Background: Nitrogen dioxide (NO2), a ubiquitous atmospheric pollutant, may enhance the asthmatic response to allergens through eosinophilic activation in the airways. However, the effect of NO2 on inflammation without allergen exposure is poorly studied.
Objectives: We investigated whether repeated peaks of NO2, at various realistic concentrations, induce changes in airway inflammation in asthmatics.
Methods: Nineteen nonsmokers with asthma were exposed at rest in a double-blind, crossover study, in randomized order, to 200 ppb NO2, 600 ppb NO2, or clean air once for 30 min on day 1 and twice for 30 min on day 2. The three series of exposures were separated by 2 weeks. The inflammatory response in sputum was measured 6 hr (day 1), 32 hr (day 2), and 48 hr (day 3) after the first exposure, and compared with baseline values measured twice 10-30 days before the first exposure.

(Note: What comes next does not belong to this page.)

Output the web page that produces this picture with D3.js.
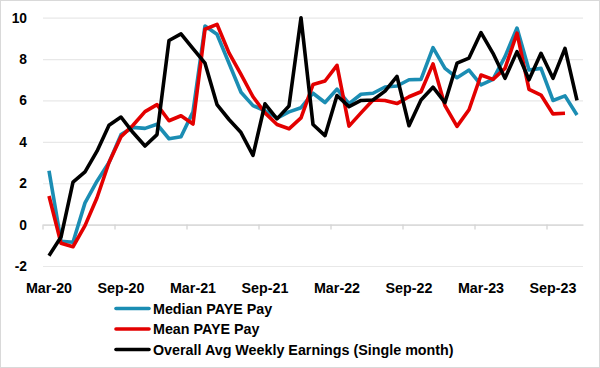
<!DOCTYPE html>
<html>
<head>
<meta charset="utf-8">
<script src="https://cdn.jsdelivr.net/npm/d3@7"></script>
<style>
  html, body { margin: 0; padding: 0; background: #fff; }
  svg { display: block; }
  text { font-family: "Liberation Sans", Arial, sans-serif; font-weight: bold; fill: #000; }
</style>
</head>
<body>
<svg id="chart" width="600" height="368"></svg>
<script>
const months = ["Mar-20","Apr-20","May-20","Jun-20","Jul-20","Aug-20","Sep-20","Oct-20","Nov-20","Dec-20",
  "Jan-21","Feb-21","Mar-21","Apr-21","May-21","Jun-21","Jul-21","Aug-21","Sep-21","Oct-21","Nov-21","Dec-21",
  "Jan-22","Feb-22","Mar-22","Apr-22","May-22","Jun-22","Jul-22","Aug-22","Sep-22","Oct-22","Nov-22","Dec-22",
  "Jan-23","Feb-23","Mar-23","Apr-23","May-23","Jun-23","Jul-23","Aug-23","Sep-23","Oct-23","Nov-23"];

const tickLabels = ["Mar-20","Sep-20","Mar-21","Sep-21","Mar-22","Sep-22","Mar-23","Sep-23"];
const yTicks = [-2, 0, 2, 4, 6, 8, 10];

const medianPaye = [2.6,-0.8,-0.85,1.05,2.1,3.0,4.35,4.7,4.65,4.85,4.15,4.25,5.45,9.6,9.2,7.8,6.4,5.75,5.5,5.15,5.45,5.65,
  6.35,5.9,6.55,5.85,6.3,6.35,6.65,6.7,7.0,7.02,8.55,7.55,7.1,7.47,6.75,7.02,8.12,9.5,7.47,7.55,6.0,6.22,5.3];

const meanPaye = [1.38,-0.9,-1.07,-0.05,1.3,3.0,4.25,4.8,5.46,5.8,5.02,5.26,4.86,9.44,9.68,8.3,7.26,6.18,5.4,4.84,4.63,5.16,
  6.77,6.94,7.7,4.76,5.4,6.02,6.0,5.85,6.18,6.42,7.77,5.75,4.75,5.55,7.23,7.02,7.55,9.25,6.54,6.26,5.35,5.38];

const aweSingle = [-1.5,-0.6,2.05,2.55,3.55,4.8,5.2,4.45,3.8,4.35,8.9,9.22,8.5,7.8,5.8,5.08,4.45,3.35,5.84,5.11,5.73,10.0,
  4.84,4.3,6.24,5.7,6.0,6.02,6.45,7.16,4.78,6.02,6.64,5.9,7.8,8.05,9.28,8.28,7.07,8.36,7.0,8.28,7.07,8.52,6.0];

const seriesNames = ["Median PAYE Pay", "Mean PAYE Pay", "Overall Avg Weekly Earnings (Single month)"];
const seriesColors = ["#1b8db3", "#e30000", "#000000"];

const svg = d3.select("#chart");
const W = 600, H = 368;
const m = {left: 43, right: 17, top: 17.7, bottom: 102};

svg.append("rect").attr("x", 0.5).attr("y", 0.5).attr("width", W - 1).attr("height", H - 1)
  .attr("fill", "#fff").attr("stroke", "#d9d9d9");

const x = d3.scaleBand().domain(months).range([m.left, W - m.right]).padding(0);
const y = d3.scaleLinear().domain([-2, 10]).range([H - m.bottom, m.top]);

// gridlines + y labels
const yAxis = d3.axisLeft(y).tickValues(yTicks).tickSize(-(W - m.right - m.left)).tickPadding(16).tickFormat(d3.format("d"));
const gy = svg.append("g").attr("transform", `translate(${m.left},0)`).call(yAxis);
gy.select(".domain").remove();
gy.selectAll(".tick line").attr("stroke", "#e8e8e8").attr("stroke-width", 1.2);
gy.selectAll(".tick text").attr("font-size", 13.8).attr("font-family", "Liberation Sans, Arial, sans-serif").attr("font-weight", "bold").attr("fill", "#000")
  .text(d => d < 0 ? "-" + Math.abs(d) : d);

// x axis at 0
const tickMonths = months.filter((d, i) => i % 6 === 0);
const xAxis = d3.axisBottom(x).tickValues(tickMonths).tickSize(5).tickSizeOuter(0).tickFormat("");
const gx = svg.append("g").attr("transform", `translate(0,${y(0)})`).call(xAxis);
gx.select(".domain").attr("stroke", "#d4d4d4").attr("stroke-width", 1.3);
gx.selectAll(".tick line").attr("stroke", "#d4d4d4").attr("stroke-width", 1.3)
  .attr("x1", -x.bandwidth() / 2).attr("x2", -x.bandwidth() / 2);

// x labels, under the plot
const gl = svg.append("g");
gl.selectAll("text").data(tickLabels).join("text")
  .attr("x", d => x(d) + x.bandwidth() / 2)
  .attr("y", 293)
  .attr("text-anchor", "middle")
  .attr("font-size", 14.3)
  .text(d => d);

// lines
const line = d3.line().x((d, i) => x(months[i]) + x.bandwidth() / 2).y(d => y(d));
const allSeries = [medianPaye, meanPaye, aweSingle];
allSeries.forEach((s, k) => {
  svg.append("path").datum(s)
    .attr("fill", "none").attr("stroke", seriesColors[k]).attr("stroke-width", 3.6)
    .attr("stroke-linejoin", "round").attr("stroke-linecap", "butt")
    .attr("d", line);
});

// legend
const leg = svg.append("g");
seriesNames.forEach((name, k) => {
  const yy = 308.5 + k * 20.5;
  leg.append("line").attr("x1", 116).attr("x2", 149).attr("y1", yy).attr("y2", yy)
    .attr("stroke", seriesColors[k]).attr("stroke-width", 3.6).attr("stroke-linecap", "round");
  leg.append("text").attr("x", 153).attr("y", yy).attr("dy", "0.36em").attr("font-size", 14.3).text(name);
});
</script>
</body>
</html>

Results: Compared with baseline measurements, the percentage of eosinophils in sputum increased by 57% after exposure to 600 ppb NO2 (p = 0.003) but did not change significantly after exposure to 200 ppb. The slope of the association between the percentage of eosinophils and NO2 exposure level was significant (p = 0.04). Eosinophil cationic protein in sputum was highly correlated with eosinophil count and increased significantly after exposure to 600 ppb NO2 (p = 0.001). Lung function, which was assessed daily, was not affected by NO2 exposure.
Conclusions: We observed that repeated peak exposures of NO2 performed without allergen exposure were associated with airway eosinophilic inflammation in asthmatics in a dose-related manner.